Your instructions: Take the lines from the top down to and including the one with "(0,0) rectangle (917,556);" and repeat them exactly. Omit images.

Plotting code records
[start]

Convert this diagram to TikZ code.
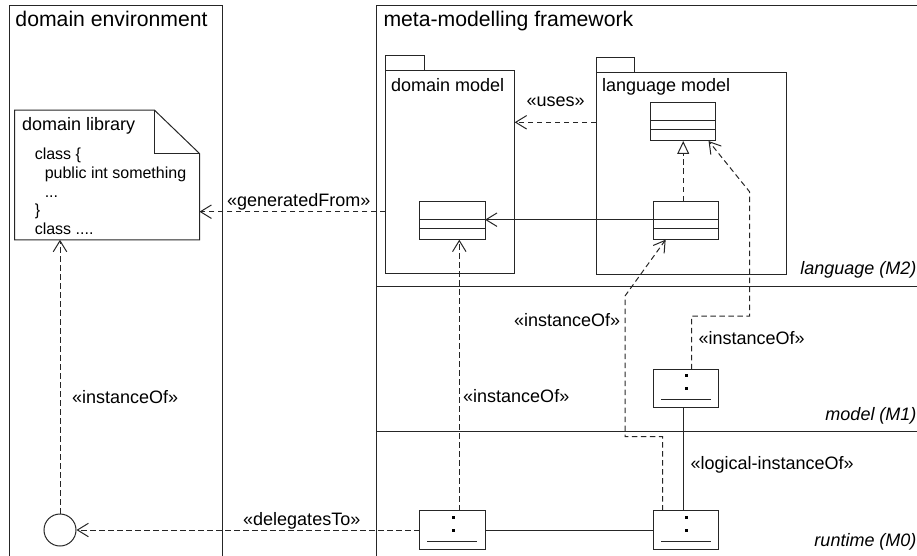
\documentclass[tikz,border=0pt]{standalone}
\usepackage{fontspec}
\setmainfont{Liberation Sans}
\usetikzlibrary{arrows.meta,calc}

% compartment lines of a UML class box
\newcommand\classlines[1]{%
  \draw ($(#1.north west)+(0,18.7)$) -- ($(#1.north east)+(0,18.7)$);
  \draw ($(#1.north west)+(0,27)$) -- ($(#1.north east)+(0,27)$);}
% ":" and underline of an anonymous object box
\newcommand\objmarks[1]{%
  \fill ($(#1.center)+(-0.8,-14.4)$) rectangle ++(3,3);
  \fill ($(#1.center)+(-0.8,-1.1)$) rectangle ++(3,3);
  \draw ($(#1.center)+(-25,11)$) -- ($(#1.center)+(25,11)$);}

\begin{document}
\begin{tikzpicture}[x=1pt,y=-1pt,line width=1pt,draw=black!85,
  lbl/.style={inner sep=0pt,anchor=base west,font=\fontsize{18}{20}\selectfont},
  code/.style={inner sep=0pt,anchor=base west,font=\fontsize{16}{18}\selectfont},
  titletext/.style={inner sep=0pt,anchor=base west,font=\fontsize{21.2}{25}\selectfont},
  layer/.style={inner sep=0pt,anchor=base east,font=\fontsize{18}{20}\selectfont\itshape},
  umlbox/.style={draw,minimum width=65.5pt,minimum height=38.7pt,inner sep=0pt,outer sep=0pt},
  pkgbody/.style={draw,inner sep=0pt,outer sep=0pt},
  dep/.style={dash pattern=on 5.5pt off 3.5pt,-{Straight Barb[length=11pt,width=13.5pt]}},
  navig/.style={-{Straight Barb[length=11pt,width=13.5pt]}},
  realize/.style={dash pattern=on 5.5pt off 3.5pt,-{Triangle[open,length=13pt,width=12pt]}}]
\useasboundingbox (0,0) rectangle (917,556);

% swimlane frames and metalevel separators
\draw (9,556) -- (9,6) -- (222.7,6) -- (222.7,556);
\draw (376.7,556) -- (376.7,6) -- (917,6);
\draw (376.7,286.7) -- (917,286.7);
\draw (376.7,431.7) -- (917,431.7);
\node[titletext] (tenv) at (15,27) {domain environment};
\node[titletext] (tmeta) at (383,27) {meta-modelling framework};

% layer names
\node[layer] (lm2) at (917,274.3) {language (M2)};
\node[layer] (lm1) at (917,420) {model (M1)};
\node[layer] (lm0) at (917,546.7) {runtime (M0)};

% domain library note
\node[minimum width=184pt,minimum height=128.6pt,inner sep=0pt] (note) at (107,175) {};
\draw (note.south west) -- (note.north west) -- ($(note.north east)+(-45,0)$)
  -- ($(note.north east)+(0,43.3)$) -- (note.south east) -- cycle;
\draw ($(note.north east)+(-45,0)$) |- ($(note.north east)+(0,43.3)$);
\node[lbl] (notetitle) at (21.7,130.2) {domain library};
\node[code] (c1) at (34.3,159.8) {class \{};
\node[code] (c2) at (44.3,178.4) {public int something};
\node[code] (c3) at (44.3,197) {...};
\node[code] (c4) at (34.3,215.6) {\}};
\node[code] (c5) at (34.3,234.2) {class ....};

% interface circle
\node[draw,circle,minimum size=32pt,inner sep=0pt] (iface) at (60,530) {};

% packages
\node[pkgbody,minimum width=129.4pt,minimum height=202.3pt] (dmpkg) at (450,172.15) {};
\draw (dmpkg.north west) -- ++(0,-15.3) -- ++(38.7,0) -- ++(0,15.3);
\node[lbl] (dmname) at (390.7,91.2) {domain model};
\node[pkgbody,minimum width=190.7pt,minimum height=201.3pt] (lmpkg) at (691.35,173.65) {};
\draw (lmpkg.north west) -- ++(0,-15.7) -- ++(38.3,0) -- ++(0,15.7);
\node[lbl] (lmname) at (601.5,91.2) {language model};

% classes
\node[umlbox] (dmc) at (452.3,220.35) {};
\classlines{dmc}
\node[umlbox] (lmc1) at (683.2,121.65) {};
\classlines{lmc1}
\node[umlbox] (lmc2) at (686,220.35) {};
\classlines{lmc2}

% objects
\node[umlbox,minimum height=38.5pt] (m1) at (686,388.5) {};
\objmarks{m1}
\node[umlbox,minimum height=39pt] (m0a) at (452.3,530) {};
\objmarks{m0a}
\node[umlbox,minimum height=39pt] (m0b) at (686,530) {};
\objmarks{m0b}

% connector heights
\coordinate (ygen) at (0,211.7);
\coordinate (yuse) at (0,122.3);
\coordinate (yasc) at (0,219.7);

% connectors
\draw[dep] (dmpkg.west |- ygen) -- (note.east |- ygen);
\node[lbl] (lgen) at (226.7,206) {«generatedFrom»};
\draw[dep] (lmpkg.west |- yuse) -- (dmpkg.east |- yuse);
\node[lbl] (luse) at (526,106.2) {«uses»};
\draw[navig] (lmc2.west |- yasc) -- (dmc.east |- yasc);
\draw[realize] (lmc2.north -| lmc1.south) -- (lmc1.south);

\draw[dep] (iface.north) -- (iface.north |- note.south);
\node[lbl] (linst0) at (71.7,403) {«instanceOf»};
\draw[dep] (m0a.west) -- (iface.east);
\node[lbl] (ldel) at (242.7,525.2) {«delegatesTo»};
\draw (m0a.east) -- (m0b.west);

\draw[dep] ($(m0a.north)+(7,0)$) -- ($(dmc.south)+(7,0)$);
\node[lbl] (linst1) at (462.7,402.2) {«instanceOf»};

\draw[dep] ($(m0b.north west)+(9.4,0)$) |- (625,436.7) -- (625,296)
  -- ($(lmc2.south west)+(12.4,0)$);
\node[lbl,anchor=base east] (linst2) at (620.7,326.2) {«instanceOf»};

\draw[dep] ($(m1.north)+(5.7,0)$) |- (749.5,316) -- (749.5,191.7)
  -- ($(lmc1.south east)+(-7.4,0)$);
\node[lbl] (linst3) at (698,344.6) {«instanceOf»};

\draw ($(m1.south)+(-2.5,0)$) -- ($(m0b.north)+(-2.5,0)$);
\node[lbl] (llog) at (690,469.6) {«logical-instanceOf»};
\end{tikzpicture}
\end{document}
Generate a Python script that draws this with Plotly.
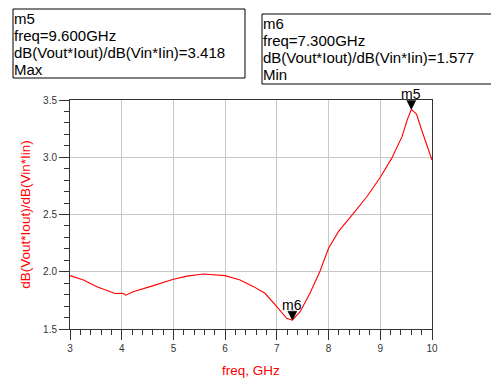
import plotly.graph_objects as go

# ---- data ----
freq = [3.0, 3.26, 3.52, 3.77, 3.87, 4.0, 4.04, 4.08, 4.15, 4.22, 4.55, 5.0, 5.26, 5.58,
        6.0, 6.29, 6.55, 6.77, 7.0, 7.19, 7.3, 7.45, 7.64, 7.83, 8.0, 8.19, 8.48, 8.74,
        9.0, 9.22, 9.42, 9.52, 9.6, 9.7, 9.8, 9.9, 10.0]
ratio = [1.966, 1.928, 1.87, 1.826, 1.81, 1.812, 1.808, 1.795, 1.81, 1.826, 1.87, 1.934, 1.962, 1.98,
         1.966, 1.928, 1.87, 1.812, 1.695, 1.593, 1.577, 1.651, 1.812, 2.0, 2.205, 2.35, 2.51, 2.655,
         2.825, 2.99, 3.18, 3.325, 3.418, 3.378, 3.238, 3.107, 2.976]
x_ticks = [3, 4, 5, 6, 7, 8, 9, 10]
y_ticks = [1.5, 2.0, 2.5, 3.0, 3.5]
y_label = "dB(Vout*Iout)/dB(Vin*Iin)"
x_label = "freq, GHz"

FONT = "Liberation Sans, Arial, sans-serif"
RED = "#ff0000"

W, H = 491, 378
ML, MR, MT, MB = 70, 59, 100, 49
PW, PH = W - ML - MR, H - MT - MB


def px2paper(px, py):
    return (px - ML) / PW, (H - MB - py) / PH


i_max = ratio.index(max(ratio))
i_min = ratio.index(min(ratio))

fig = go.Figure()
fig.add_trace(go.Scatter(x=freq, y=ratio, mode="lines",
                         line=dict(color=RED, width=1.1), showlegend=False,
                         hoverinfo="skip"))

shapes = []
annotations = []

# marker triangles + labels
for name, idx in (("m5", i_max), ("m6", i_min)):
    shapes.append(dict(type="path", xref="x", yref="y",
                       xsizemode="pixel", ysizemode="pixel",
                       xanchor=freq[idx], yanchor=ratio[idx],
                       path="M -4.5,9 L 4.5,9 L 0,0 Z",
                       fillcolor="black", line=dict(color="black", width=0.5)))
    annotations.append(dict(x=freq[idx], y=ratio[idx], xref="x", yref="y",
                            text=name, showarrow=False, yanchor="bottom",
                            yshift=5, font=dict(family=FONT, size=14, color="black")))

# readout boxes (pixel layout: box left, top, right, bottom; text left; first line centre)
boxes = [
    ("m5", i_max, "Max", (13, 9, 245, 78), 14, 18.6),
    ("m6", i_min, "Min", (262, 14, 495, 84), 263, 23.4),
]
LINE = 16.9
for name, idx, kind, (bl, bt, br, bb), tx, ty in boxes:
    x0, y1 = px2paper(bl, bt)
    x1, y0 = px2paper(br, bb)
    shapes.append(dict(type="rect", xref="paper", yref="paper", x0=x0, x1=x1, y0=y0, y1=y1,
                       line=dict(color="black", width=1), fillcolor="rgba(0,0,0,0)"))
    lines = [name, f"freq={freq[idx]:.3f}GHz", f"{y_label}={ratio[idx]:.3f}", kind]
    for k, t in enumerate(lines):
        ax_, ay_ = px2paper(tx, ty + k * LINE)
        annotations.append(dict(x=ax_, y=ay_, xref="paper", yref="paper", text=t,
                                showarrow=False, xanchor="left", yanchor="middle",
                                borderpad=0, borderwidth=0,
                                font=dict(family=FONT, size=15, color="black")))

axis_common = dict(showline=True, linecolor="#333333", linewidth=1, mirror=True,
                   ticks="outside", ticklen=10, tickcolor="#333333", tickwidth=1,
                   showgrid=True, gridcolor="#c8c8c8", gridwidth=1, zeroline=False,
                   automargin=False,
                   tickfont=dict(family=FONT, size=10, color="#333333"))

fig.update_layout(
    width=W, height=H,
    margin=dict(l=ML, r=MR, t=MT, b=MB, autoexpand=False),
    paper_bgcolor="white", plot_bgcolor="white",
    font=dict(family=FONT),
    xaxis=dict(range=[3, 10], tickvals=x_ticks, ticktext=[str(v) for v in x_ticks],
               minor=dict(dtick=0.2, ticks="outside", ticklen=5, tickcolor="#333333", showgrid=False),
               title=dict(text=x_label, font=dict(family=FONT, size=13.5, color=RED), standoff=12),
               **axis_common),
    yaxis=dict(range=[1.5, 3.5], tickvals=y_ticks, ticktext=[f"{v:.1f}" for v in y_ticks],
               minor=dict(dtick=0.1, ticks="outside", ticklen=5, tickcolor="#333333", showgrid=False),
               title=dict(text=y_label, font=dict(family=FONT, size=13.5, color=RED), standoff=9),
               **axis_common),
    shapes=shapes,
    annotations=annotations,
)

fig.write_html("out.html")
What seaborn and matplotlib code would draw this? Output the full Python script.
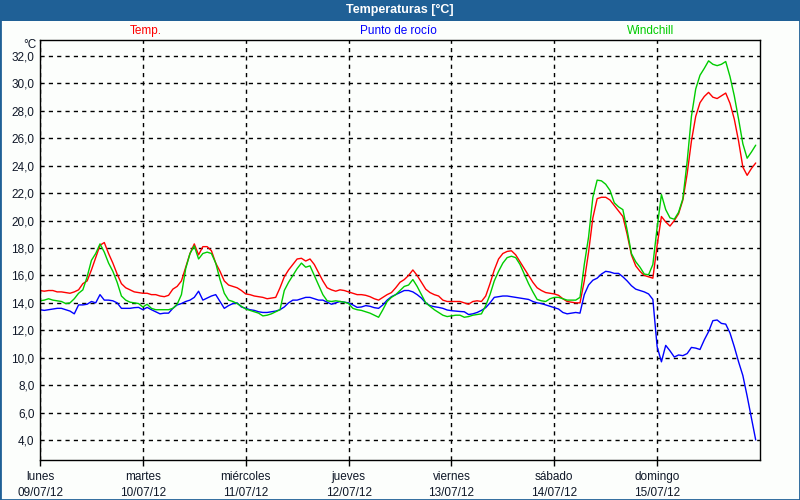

[end]

Expected answer:
Convert this diagram to TikZ code.
\documentclass[tikz,border=0pt]{standalone}
\usepackage{fontspec}
\setmainfont{Liberation Sans}
\usetikzlibrary{arrows.meta,calc}

% compartment lines of a UML class box
\newcommand\classlines[1]{%
  \draw ($(#1.north west)+(0,18.7)$) -- ($(#1.north east)+(0,18.7)$);
  \draw ($(#1.north west)+(0,27)$) -- ($(#1.north east)+(0,27)$);}
% ":" and underline of an anonymous object box
\newcommand\objmarks[1]{%
  \fill ($(#1.center)+(-0.8,-14.4)$) rectangle ++(3,3);
  \fill ($(#1.center)+(-0.8,-1.1)$) rectangle ++(3,3);
  \draw ($(#1.center)+(-25,11)$) -- ($(#1.center)+(25,11)$);}

\begin{document}
\begin{tikzpicture}[x=1pt,y=-1pt,line width=1pt,draw=black!85,
  lbl/.style={inner sep=0pt,anchor=base west,font=\fontsize{18}{20}\selectfont},
  code/.style={inner sep=0pt,anchor=base west,font=\fontsize{16}{18}\selectfont},
  titletext/.style={inner sep=0pt,anchor=base west,font=\fontsize{21.2}{25}\selectfont},
  layer/.style={inner sep=0pt,anchor=base east,font=\fontsize{18}{20}\selectfont\itshape},
  umlbox/.style={draw,minimum width=65.5pt,minimum height=38.7pt,inner sep=0pt,outer sep=0pt},
  pkgbody/.style={draw,inner sep=0pt,outer sep=0pt},
  dep/.style={dash pattern=on 5.5pt off 3.5pt,-{Straight Barb[length=11pt,width=13.5pt]}},
  navig/.style={-{Straight Barb[length=11pt,width=13.5pt]}},
  realize/.style={dash pattern=on 5.5pt off 3.5pt,-{Triangle[open,length=13pt,width=12pt]}}]
\useasboundingbox (0,0) rectangle (917,556);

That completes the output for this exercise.